Ghana: Dambai Boat Owners Cry for Life Jackets to Save Lives

Dambai — The lack of lifejackets on boats is posing danger to passengers travelling on the Oti River and Volta Lake.

According to the Dambai Boat Owners Association (BOA) in the Krachi-East Municipality of the Oti Region, lifejackets were necessary to save lives in the event of a boat accident.

Speaking in an exclusive interview at Dambai, the Chairman of BOA, Mr Daniel Kofi Tseki, appealed to non-governmental organisations (NGOs) and philanthropists to help provide lifejackets for passengers in the Krachi-East Municipality, to protect lives on the two water bodies which were the only mode of transportation for the people in that part of the country.

He said life jackets were expensive and difficult to come by and the boat owners in the Krachi-East Municipality could not procure them for passengers.

According to him, boats operating in the municipality could carry between 50 and 75 people and it was financially out of reach for boat operators to procure life jackets for passengers.

“The use of boat is the only predominant means of transportation in the Krachi-East area and that emphasises the need for philanthropists, the government and NGOs to help procure lifejackets for passengers to make water transportation attractive and safe to the people at all times,” he said.

Mr Tseki explained that even though the government had removed stubs in the Volta Lake, it did not guarantee total safety travelling on the lake and the rivers, as the only way to protect lives was through the use of lifejackets.

He announced that there were over 240 boats operating in the area without lifejackets, and that put the life of passengers at risk, adding that “As seat belts are important in vehicles, so is lifejackets for boats as it protect lives in case of accidents.”

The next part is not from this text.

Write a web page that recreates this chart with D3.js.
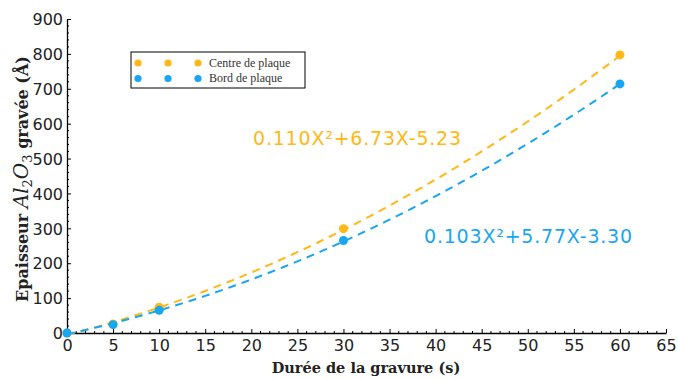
<!DOCTYPE html>
<html><head><meta charset="utf-8">
<script src="https://cdn.jsdelivr.net/npm/d3@7"></script>
<style>body{margin:0;background:#fff;} svg{display:block;}</style>
</head><body>
<svg id="c" width="678" height="379"></svg>
<script>
const durations = [0, 5, 10, 30, 60];
const centreValues = [0, 26, 74, 299, 797];
const bordValues = [0, 24, 65, 265, 714];
const centreFit = [0.110, 6.73, -5.23];
const bordFit = [0.103, 5.77, -3.30];
const xTicks = d3.range(0, 66, 5);
const yTicks = d3.range(0, 901, 100);
const seriesNames = ["Centre de plaque", "Bord de plaque"];
const equationLabels = ["0.110X²+6.73X-5.23", "0.103X²+5.77X-3.30"];
const colors = ["#FFB814", "#18A6F2"];

const svg = d3.select("#c");
const x = d3.scaleLinear().domain([0, 65]).range([67, 666]);
const y = d3.scaleLinear().domain([0, 900]).range([333, 19]);

// minor ticks
const xMinor = d3.range(0, 66, 1).filter(v => v % 5 !== 0);
const yMinor = d3.range(0, 901, 20).filter(v => v % 100 !== 0);
svg.append("g").selectAll("line").data(xMinor).join("line")
  .attr("x1", d => x(d)).attr("x2", d => x(d)).attr("y1", y(0)).attr("y2", y(0) - 2)
  .attr("stroke", "#000").attr("stroke-width", 1);
svg.append("g").selectAll("line").data(yMinor).join("line")
  .attr("x1", x(0)).attr("x2", x(0) + 2).attr("y1", d => y(d)).attr("y2", d => y(d))
  .attr("stroke", "#000").attr("stroke-width", 1);

const xAxis = svg.append("g").attr("transform", `translate(0,${y(0)})`)
  .call(d3.axisBottom(x).tickValues(xTicks).tickSizeInner(-4).tickSizeOuter(0).tickPadding(7));
const yAxis = svg.append("g").attr("transform", `translate(${x(0)},0)`)
  .call(d3.axisLeft(y).tickValues(yTicks).tickSizeInner(-4).tickSizeOuter(0).tickPadding(4));
[xAxis, yAxis].forEach(g => {
  g.select(".domain").attr("stroke", "#000").attr("stroke-width", 1.3);
  g.selectAll("text").attr("font-family", "DejaVu Sans, Verdana, sans-serif").attr("font-size", 16).attr("fill", "#222");
});
yAxis.selectAll("text").attr("dy", "0.36em");

// fitted curves
const fits = [centreFit, bordFit];
const line = d3.line().x(d => x(d[0])).y(d => y(d[1]));
fits.forEach((c, i) => {
  const pts = d3.range(0, 60.01, 0.5).map(t => [t, c[0]*t*t + c[1]*t + c[2]]);
  svg.append("path").attr("d", line(pts)).attr("fill", "none")
    .attr("stroke", colors[i]).attr("stroke-width", 2).attr("stroke-dasharray", "8,6");
});

// points
[centreValues, bordValues].forEach((vals, i) => {
  svg.append("g").selectAll("circle").data(durations).join("circle")
    .attr("cx", d => x(d)).attr("cy", (d, j) => y(vals[j])).attr("r", 4.5)
    .attr("fill", colors[i]);
});

// equations
[[253, 145], [424, 243]].forEach((p, i) => {
  svg.append("text").attr("x", p[0]).attr("y", p[1]).attr("font-family", "DejaVu Sans, Verdana, sans-serif")
    .attr("font-size", 19).attr("letter-spacing", 0.8).attr("fill", colors[i]).text(equationLabels[i]);
});

// legend
const lg = svg.append("g");
lg.append("rect").attr("x", 131).attr("y", 52).attr("width", 174).attr("height", 36)
  .attr("fill", "#fff").attr("stroke", "#000").attr("stroke-width", 1);
seriesNames.forEach((n, i) => {
  const yy = 63 + i * 15.5;
  [138, 168, 198].forEach(xx => lg.append("circle").attr("cx", xx).attr("cy", yy).attr("r", 3.6).attr("fill", colors[i]));
  lg.append("text").attr("x", 209).attr("y", yy + 3.5).attr("font-family", "Liberation Serif, DejaVu Serif, serif")
    .attr("font-size", 12).attr("fill", "#333").text(n);
});

// axis titles
svg.append("text").attr("x", 366).attr("y", 373).attr("text-anchor", "middle")
  .attr("font-family", "DejaVu Serif, Liberation Serif, serif").attr("font-weight", "bold").attr("font-size", 14.5)
  .attr("fill", "#222").text("Durée de la gravure (s)");
const yt = svg.append("text").attr("transform", "translate(28,179) rotate(-90)").attr("text-anchor", "middle")
  .attr("font-family", "DejaVu Serif, Liberation Serif, serif").attr("font-weight", "bold").attr("font-size", 16).attr("fill", "#222");
yt.append("tspan").text("Epaisseur ");
yt.append("tspan").attr("font-style", "italic").attr("font-weight", "normal").attr("font-size", 20).text("Al");
yt.append("tspan").attr("font-style", "normal").attr("font-weight", "normal").attr("font-size", 13).attr("dy", 4).text("2");
yt.append("tspan").attr("font-style", "italic").attr("font-weight", "normal").attr("font-size", 20).attr("dy", -4).text("O");
yt.append("tspan").attr("font-style", "normal").attr("font-weight", "normal").attr("font-size", 13).attr("dy", 4).text("3");
yt.append("tspan").attr("dy", -4).text(" gravée (Å)");
</script>
</body></html>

Mr Tseki said the removal of stubs in the Volta Lake only reduced the risk of accidents but that was not the only means of disaster in water transportation.

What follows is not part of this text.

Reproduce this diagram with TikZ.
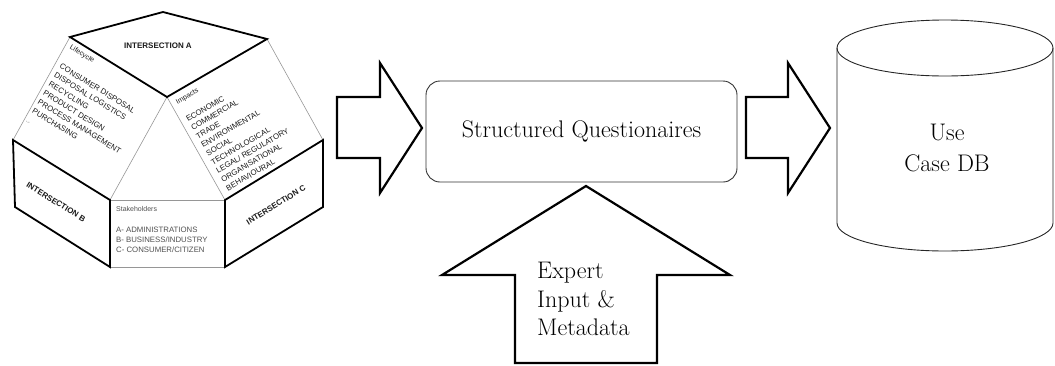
\documentclass[tikz,border=0pt]{standalone}
\usepackage{fontspec}
\newfontfamily\panelfont{Liberation Sans}
\usetikzlibrary{positioning}

\begin{document}
\begin{tikzpicture}[x=1pt, y=-1pt,
        thinedge/.style={draw=edgegray, line width=0.6pt},
        thickedge/.style={draw=black, line width=1.8pt, line join=miter},
        blockarrow/.style={draw=black, fill=white, line width=2.2pt, line join=miter},
        panellabel/.style={font=\panelfont\fontsize{7}{8}\selectfont, text=textgray, inner sep=0pt},
        panellist/.style={font=\panelfont\fontsize{7.8}{10}\selectfont, text=textgray, align=left, inner sep=0pt},
        sectlabel/.style={font=\panelfont\bfseries\fontsize{8}{9}\selectfont, text=textgray, inner sep=0pt},
        bigtext/.style={font=\fontsize{24}{28.5}\selectfont, inner sep=0pt}]
    % -- colour definitions --------------------------------------------------
    \definecolor{edgegray}{RGB}{150,150,150}
    \definecolor{textgray}{RGB}{25,25,25}
    \definecolor{stakegray}{RGB}{80,80,80}

    \useasboundingbox (0,0) rectangle (1055,365);

    % -- thin panel edges ----------------------------------------------------
    \foreach \ax/\ay/\bx/\by in {70/37/13/140, 167/97/110/200, 167/97/225/200,
                                 267/39/323/140, 110/200/225/200, 110/267/225/267} {
        \draw[thinedge] (\ax,\ay) -- (\bx,\by);
    }

    % -- intersection faces --------------------------------------------------
    \draw[thickedge] (163,12) -- (267,39) -- (167,97) -- (70,37) -- cycle;
    \draw[thickedge] (13,140) -- (110,200) -- (110,267) -- (15,207) -- cycle;
    \draw[thickedge] (225,200) -- (323,140) -- (323,207) -- (225,267) -- cycle;

    \node[sectlabel] (secta) at (158,46) {INTERSECTION A};
    \node[sectlabel, rotate=-31.7] (sectb) at (56,202) {INTERSECTION B};
    \node[sectlabel, rotate=31.5] (sectc) at (276,205) {INTERSECTION C};

    % -- lifecycle panel -----------------------------------------------------
    \node[panellabel, anchor=north west, rotate=-31.7] (lifelabel) at (72,44) {Lifecycle};
    \node[panellist, anchor=north west, rotate=-31.7, font=\panelfont\fontsize{7.8}{10.5}\selectfont]
        (lifelist) at (62,63)
        {CONSUMER DISPOSAL\\DISPOSAL LOGISTICS\\RECYCLING\\PRODUCT DESIGN\\
         PROCESS MANAGEMENT\\PURCHASING\\{\fontsize{5}{10.5}\selectfont ...}};

    % -- impacts panel -------------------------------------------------------
    \node[panellabel, anchor=north west, rotate=30.1] (implabel) at (175,100) {Impacts};
    \node[panellist, anchor=north west, rotate=30.1] (implist) at (185,117)
        {ECONOMIC\\COMMERCIAL\\TRADE\\ENVIRONMENTAL\\SOCIAL\\TECHNOLOGICAL\\
         LEGAL/ REGULATORY\\ORGANISATIONAL\\BEHAVIOURAL};

    % -- stakeholders panel --------------------------------------------------
    \node[panellabel, text=stakegray, anchor=north west] (stakelabel) at (116,206) {Stakeholders};
    \node[panellist, text=stakegray, anchor=north west] (stakelist) at (116,227)
        {A- ADMINISTRATIONS\\B- BUSINESS/INDUSTRY\\C- CONSUMER/CITIZEN};

    % -- block arrows --------------------------------------------------------
    \draw[blockarrow] (337,97) -- (380,97) -- (380,63) -- (422,128)
        -- (380,193) -- (380,158) -- (337,158) -- cycle;
    \draw[blockarrow] (746,97) -- (788,97) -- (788,63) -- (830,128)
        -- (788,193) -- (788,158) -- (746,158) -- cycle;
    \draw[blockarrow] (515,363) -- (515,275) -- (442,275) -- (586,186)
        -- (730,275) -- (657,275) -- (657,363) -- cycle;

    % -- questionnaire box ---------------------------------------------------
    \node[bigtext, draw=black!80, line width=0.9pt, rounded corners=14pt,
          minimum width=311pt, minimum height=101pt] (quest) at (581.5,131.5)
        {Structured Questionaires};

    \node[bigtext, align=left, anchor=west] (expert) at (537,299)
        {Expert\\Input \&\\Metadata};

    % -- use case database ---------------------------------------------------
    \draw[black!85, line width=0.9pt] (837,48) -- (837,223)
        arc[start angle=180, end angle=0, x radius=108, y radius=28] -- (1053,48);
    \draw[black!85, line width=0.9pt] (945,48) ellipse [x radius=108, y radius=28];
    \node[bigtext, align=center, font=\fontsize{24}{31}\selectfont] (usecase) at (947,148)
        {Use\\Case DB};
\end{tikzpicture}
\end{document}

He said natural occurrences such as storms remained a major problem to transportation on the lake and the river, and the only way to protect lives was by wearing lifejackets.

Mr Tseki explained that a big boat, for instance, carried 75 passengers and medium boats carried 50 passengers and a boat should have between 75 and 60 lifejackets for the passengers to help protect lives when a storm hits a boat in high waters.

The Officer-in-charge of the Naval Detached Station at Dambai, Petty Officer Class One (PO1), Livingstone Badza, said naval personnel at the station normally educated the boat owners on the need to secure lifejackets for passengers to promote safety.

POI Badza said personnel normally checked the water-marks on the boats to ensure that the boats would not overload, and explained that in case where boats carried loads more than their weights which could lead to accidents, the acceptable number of passengers of 75 and 50 would be reduced to prevent overloading.

He said personnel of the Naval Detached Station also inspected the quality of the boats and engines, and explained that the big boats per standards used two engines.

Mr Badza said where a boat operator operated on one engine because the other had developed fault, he or she was prevented from working until the second engine was fixed, and explaining that using only one engine for a big boat could easily lead to accidents.